American military and coalition officials say they don’t proactively attempt to dispel rumors, even when they’re in print.

“We try to make ourselves as open as possible, and almost every day we have a press conference,” said Lt. Col. Kevin Gainer, spokesman for military forces here. “The press is welcome to ask us questions. … They ask us a lot of times, ‘Is this true?’ And we haven’t even heard of it.”

And Iraq’s free press has only been that way for a short time and is still getting the hang of it. Responding to a press conference question on rumors in general, coalition spokesman Charles Heatly said authorities plan no crackdowns on the tales, tall or otherwise.

“We will deal with these rumors in a free media environment,” Heatly said.

Some Iraqis are impervious to the chatter. Down the street in a nook of an electronics store, stacked high with boxes and jittery with cartoon colors strobing on television, Salad Ibrahim celebrates Saddam’s capture.

The former flight scheduler for Iraqi Airways lost his job and home several years ago because of a broken economy that he said resulted from Saddam’s mismanagement. Now, he tries to bounce back. Some of his most popular items are the silver sat receivers that were illegal earlier this year.

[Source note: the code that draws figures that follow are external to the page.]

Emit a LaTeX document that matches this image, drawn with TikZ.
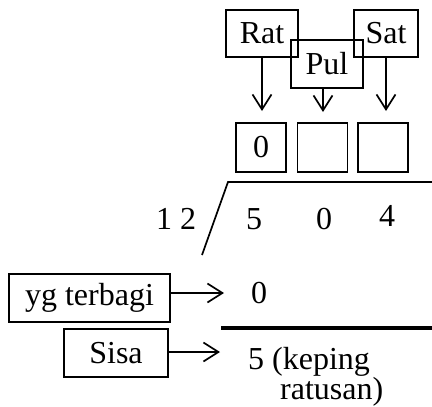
\documentclass[tikz,border=0pt]{standalone}
\usepackage{fontspec}
\setmainfont{Liberation Serif}
\usetikzlibrary{arrows.meta}
\begin{document}
\begin{tikzpicture}[x=1pt,y=-1pt,
  every node/.style={font=\fontsize{32}{38}\selectfont, inner sep=0pt},
  lbl/.style={draw, line width=1.7pt},
  digitbox/.style={draw, line width=1.7pt, minimum width=50pt, minimum height=49pt},
  arr/.style={line width=1.7pt, -{Straight Barb[length=15pt,width=19pt,line width=1.7pt]}}
]
\useasboundingbox (0,0) rectangle (432,407);
% top labels
\node[lbl, minimum width=72pt, minimum height=47pt] (rat) at (262,33.5) {Rat};
\node[lbl, minimum width=64pt, minimum height=47pt] (sat) at (386,33.5) {Sat};
\node[lbl, minimum width=72pt, minimum height=48pt] (pul) at (327,64) {Pul};
% digit boxes
\node[digitbox] (b1) at (261,147.5) {0};
\node[digitbox] (b2) at (322.5,147.5) {};
\node[digitbox] (b3) at (383,147.5) {};
% arrow tips
\coordinate (ratend) at (262,111);
\coordinate (pulend) at (323,112);
\coordinate (satend) at (386,111);
\draw[arr] (rat.south -| ratend) -- (ratend);
\draw[arr] (pul.south -| pulend) -- (pulend);
\draw[arr] (sat.south -| satend) -- (satend);
% division sign
\coordinate (dtop) at (228,182);
\coordinate (dright) at (432,182);
\coordinate (dbot) at (202,255);
\draw[line width=1.7pt] (dbot) -- (dtop) -- (dright);
\node (div) at (176,219) {1 2};
\node (d5) at (254,219) {5};
\node (d0) at (324,219) {0};
\node (d4) at (387,216) {4};
% lower part
\node[lbl, minimum width=161pt, minimum height=48pt] (yg) at (89.5,298) {yg terbagi};
\coordinate (ygend) at (224,293);
\draw[arr] (yg.east |- ygend) -- (ygend);
\node (zero) at (259,293) {0};
\coordinate (hl) at (221,328);
\coordinate (hr) at (432,328);
\draw[line width=3.3pt] (hl) -- (hr);
\node[lbl, minimum width=104pt, minimum height=48pt] (sisa) at (116,353) {Sisa};
\coordinate (sisaend) at (220,352);
\draw[arr] (sisa.east |- sisaend) -- (sisaend);
\node[anchor=base west] (rem) at (248,369) {5 (keping};
\node[anchor=base west] (rem2) at (280,399) {ratusan)};
\end{tikzpicture}
\end{document}
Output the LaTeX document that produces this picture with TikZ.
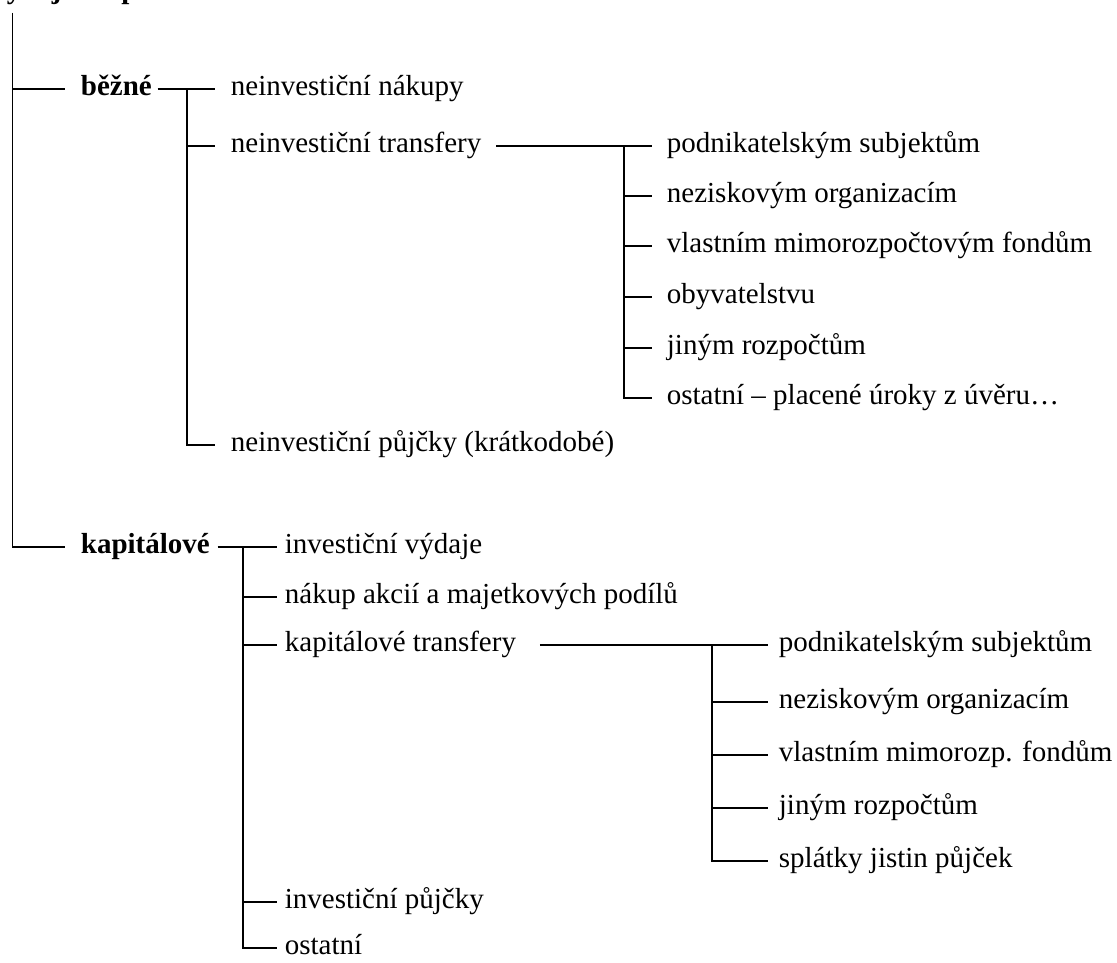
\documentclass[tikz,border=0pt]{standalone}
\usepackage{fontspec}
\setmainfont{Liberation Serif}
\begin{document}
\fontsize{29}{35}\selectfont
\begin{tikzpicture}[x=1pt, y=-1pt, line width=1.8pt,
		every node/.style={inner sep=0pt, anchor=mid west},
		head/.style={font=\bfseries}]
		\useasboundingbox (0,0) rectangle (1117,963);
		\clip (0,0) rectangle (1117,963);
		\node[head, anchor=base west] (title) at (-15,-1) {Výdaje rozpočtu};
		\coordinate (root) at (12.5,13);
		\node[head] (bez) at (80,89) {běžné};
		\node (n1) at (230,89) {neinvestiční nákupy};
		\node (n2) at (230,146) {neinvestiční transfery};
		\node (n3) at (230,445) {neinvestiční půjčky (krátkodobé)};
		\coordinate (bj) at (187,89);
		\node (p1) at (666,146) {podnikatelským subjektům};
		\node (p2) at (666,196) {neziskovým organizacím};
		\node (p3) at (666,246) {vlastním mimorozpočtovým fondům};
		\node (p4) at (666,297) {obyvatelstvu};
		\node (p5) at (666,348) {jiným rozpočtům};
		\node (p6) at (666,398) {ostatní – placené úroky z úvěru…};
		\coordinate (pj) at (624,146);
		\node[head] (kap) at (80,547) {kapitálové};
		\node (k1) at (284,547) {investiční výdaje};
		\node (k2) at (284,597) {nákup akcií a majetkových podílů};
		\node (k3) at (284,645) {kapitálové transfery};
		\node (k4) at (284,902) {investiční půjčky};
		\node (k5) at (284,948) {ostatní};
		\coordinate (kj) at (243,547);
		\node (q1) at (778,645) {podnikatelským subjektům};
		\node (q2) at (778,702) {neziskovým organizacím};
		\node (q3) at (778,755) {vlastním mimorozp. fondům};
		\node (q4) at (778,808) {jiným rozpočtům};
		\node (q5) at (778,861) {splátky jistin půjček};
		\coordinate (qj) at (712,645);
		\draw[shorten >=15pt] (root) |- (bez.mid west);
		\draw[shorten >=15pt] (root) |- (kap.mid west);
		\draw[shorten <=5pt, shorten >=15pt] (bez.mid east) -- (n1.mid west);
		\foreach \n in {n2,n3} \draw[shorten >=15pt] (bj) |- (\n.mid west);
		\draw[shorten <=14pt, shorten >=14pt] (n2.mid east) -- (p1.mid west);
		\foreach \i in {2,...,6} \draw[shorten >=14pt] (pj) |- (p\i.mid west);
		\draw[shorten <=7pt, shorten >=7pt] (kap.mid east) -- (k1.mid west);
		\foreach \i in {2,...,5} \draw[shorten >=7pt] (kj) |- (k\i.mid west);
		\draw[shorten <=23pt, shorten >=10pt] (k3.mid east) -- (q1.mid west);
		\foreach \i in {2,...,5} \draw[shorten >=10pt] (qj) |- (q\i.mid west);
	\end{tikzpicture}
\end{document}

He called Saddam a “little Stalin” who said “no for satellite, no for mobile [phones], no for breathing.”

Those who pine for Saddam or refuse to accept his arrest, Ibrahim said, do so out of regret for power lost.

“All these people were members of the government, or were paid by him, or relatives,” Ibrahim said.

But new rumors continue to spring up, some from more credible sources. Ibrahim pointed at the text crawl on an Arab news station. It reported that Saddam was, in fact, captured — but by Kurds, not by U.S. intelligence or troops. According to that account, the Americans merely picked the dictator up. Similar reports have run in British, Iranian and Kurdish media. Gainer, the military spokesman, said he has no information on the claims.

Back in the leather shop, though, either version made little difference. Ghassan Abbass straddled the line between celebrant and mourner. His conflicted opinion may help explain Iraqis’ split on the fate of Saddam.

“Most of the Iraqis think we don’t like Saddam Hussein, but we do not like the foreigners coming in and taking him,” he said. “We wished the Iraqis had dealt with him. “I used to hate Saddam very much, but when I saw the Americans come and deal with him, I was very sad.”